A brand new, state-of-the-art performing arts facility was planned for the Regis Jesuit High School campus in Aurora, Colorado. The campus and school, known for its community, wanted a new building that acknowledged their culture as well as worked with the existing architecture. The architect, Larson Incitti, understood these dynamics and designed a contemporary yet classic structure for the new Performing Arts Center and Student Commons Building. The overall building, which embraced community and student interaction, encompassed high design yet natural elements with a natural flow of student movement and interaction through wide corridors and gathering spaces . Regis High School worked with Larson Incitti to choose the finishes for their new Performing Arts Center. The owner desired a low maintenance yet natural looking floor for the main lobby and corridor. They also desired a finish that could withstand daily foot traffic and have a low lifecycle cost.
The design team, owners, and maintenance staff came to Colorado Hardscapes’ Design Center one day to determine the best floor for their new performing arts and student commons building at Regis Jesuit High School. They knew they wanted concrete, but were not sure about the maintenance nor the final aesthetic possibilities. After perusing an assortment of integral color, overlays, stains and dye options, they saw a picture of a project Colorado Hardscapes previously completed at the Colorado Mountain College in Breckenridge, Colorado, and decided it was exactly what they wanted. The chosen floor finish was a polished and stained concrete floor, while leaving some accent areas uncolored. The finish gave a natural yet upgraded appeal. Using Bomanite reactive stains, the slight variation in the colors helped give the organic tones the design team wanted. By leaving some areas un-stained, it helped save on overall cost as well as create a third color to the palette. Colorado Hardscapes stained the bands Bomanite Ebony and the colored fields Bomanite Auburn. By using decorative scoring, the design added some aesthetics while creating separations for the different colors. The joints were caulked to add to the ease of cleaning and maintenance.

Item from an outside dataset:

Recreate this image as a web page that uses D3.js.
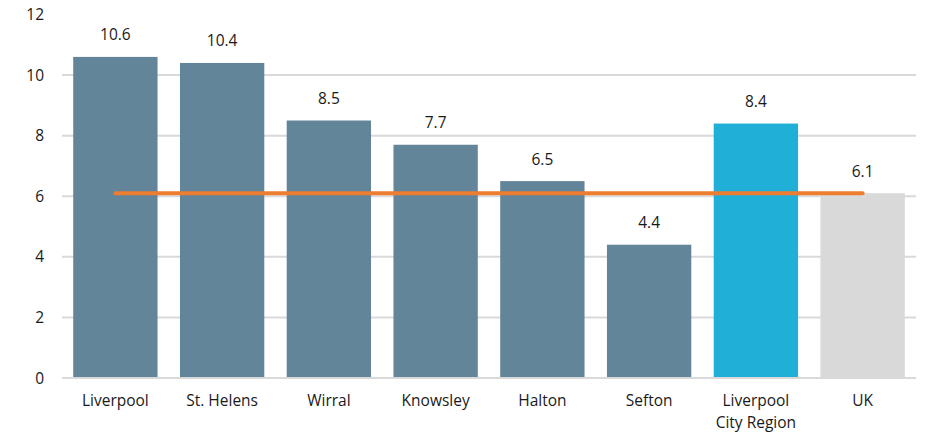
<!DOCTYPE html>
<html><head><meta charset="utf-8">
<script src="https://cdn.jsdelivr.net/npm/d3@7"></script>
<style>body{margin:0;background:#fff;}svg{display:block;font-family:"Open Sans",Lato,sans-serif;}</style>
</head><body><svg id="c" width="930" height="437"></svg>
<script>
const categories = ["Liverpool","St. Helens","Wirral","Knowsley","Halton","Sefton","Liverpool City Region","UK"];
const values = [10.6,10.4,8.5,7.7,6.5,4.4,8.4,6.1];
const ukAverage = [6.1,6.1];
const yTicks = [0,2,4,6,8,10,12];
const colors = ["#62859a","#62859a","#62859a","#62859a","#62859a","#62859a","#1fafd7","#d9d9d9"];

const svg = d3.select("#c");
const m = {l:62, r:14, t:14.5, b:59};
const W = 930, H = 437;
const x = d3.scaleBand().domain(categories).range([m.l, W-m.r]).paddingInner(0.21).paddingOuter(0.105);
const y = d3.scaleLinear().domain([0,12]).range([H-m.b, m.t]);
const fs = 15.5, txt = "#1a1a1a";

svg.append("g").selectAll("line").data(yTicks.filter(d=>d>0 && d<12)).join("line")
  .attr("x1", m.l).attr("x2", W-m.r).attr("y1", d=>y(d)).attr("y2", d=>y(d))
  .attr("stroke","#d9d9d9").attr("stroke-width",2);

svg.append("g").selectAll("text").data(yTicks).join("text")
  .attr("x", 44).attr("y", d=>y(d)).attr("dy","0.36em").attr("text-anchor","end")
  .attr("font-size",fs).attr("fill",txt).text(d=>d);

svg.append("g").selectAll("rect").data(values).join("rect")
  .attr("x",(d,i)=>x(categories[i])).attr("width",x.bandwidth())
  .attr("y",d=>y(d)).attr("height",d=>y(0)-y(d)).attr("fill",(d,i)=>colors[i]);

svg.append("line").attr("x1", m.l).attr("x2", W-m.r).attr("y1", y(0)).attr("y2", y(0))
  .attr("stroke","#d9d9d9").attr("stroke-width",2);

svg.append("g").selectAll("text").data(values).join("text")
  .attr("x",(d,i)=>x(categories[i])+x.bandwidth()/2).attr("y",d=>y(d)-16.5)
  .attr("text-anchor","middle").attr("font-size",fs).attr("fill",txt).text(d=>d.toFixed(1));

const lineX = [x(categories[0])+x.bandwidth()/2, x(categories[categories.length-1])+x.bandwidth()/2];
svg.append("path").datum(ukAverage)
  .attr("d", d3.line().x((d,i)=>lineX[i]).y(d=>y(d)))
  .attr("stroke","#ed7d31").attr("stroke-width",4).attr("stroke-linecap","round").attr("fill","none");

const xl = svg.append("g").selectAll("text").data(categories).join("text")
  .attr("x",d=>x(d)+x.bandwidth()/2).attr("y", 406)
  .attr("text-anchor","middle").attr("font-size",fs).attr("fill",txt);
xl.each(function(d){
  const t = d3.select(this);
  const lines = d === "Liverpool City Region" ? ["Liverpool","City Region"] : [d];
  lines.forEach((s,i)=>t.append("tspan").attr("x", x(d)+x.bandwidth()/2).attr("dy", i?22:0).text(s));
});
</script></body></html>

Before any construction occurred, Colorado Hardscapes met with the general contractor for a pre-construction meeting to go over sequencing, staging, floor placement, Colorado Hardscapes’ process and protection. By communicating early on, expectations and needs from each party were established and planned for. The concrete contractor who placed the floor understood what Colorado Hardscapes needed in the finished floor in order to achieve the specified finish.
Basing decisions off of small samples and photographs for stained concrete floors can only get the team so far, so Colorado Hardscapes recommended and installed a mock-up section on-site for pre-approval of the floor prior to the official installation. The mock-up went in a room that would later receive carpeting, but was adjacent to the work during the polishing and staining process for reference. Because of the reactive nature of the stains, the team wanted to ensure the reaction of the stains to the concrete slab placed in the building still gave them the aesthetics they desired, the mock-up was an important step. Reactive stains, because they create a chemical reaction with the concrete itself, need to be neutralized before continuing the process. This is an important step that may add time to a topically colored floor that needs to be accounted for early on. Dyes don’t typically need to be neutralized, but reactive stains do.
The polishing process opened up the floor through grinding with a series of diamond grinding pads from Rocket Supply. Within the process, Bomanite hardener, densifier and VitraFinish were applied along with the stain. The finished product resulted in a highly reflective and abrasion resistant floor.
The floors that received the polished and stained finishes were the lower level student commons and the stairs going up to the performing arts center. The tones of the stains coordinated well with the overall design. Using the natural palette of Bomanite stains, the floor gives a warm and Colorado feel to the design of the building. The Bomanite polishing process provides for a low maintenance floor with a low lifecycle cost and durability to withstand the daily student foot traffic. By communication early on and throughout the entire process, the stained and polished floors met the expectations of the owner, general contractor, architect and the polishing contractor.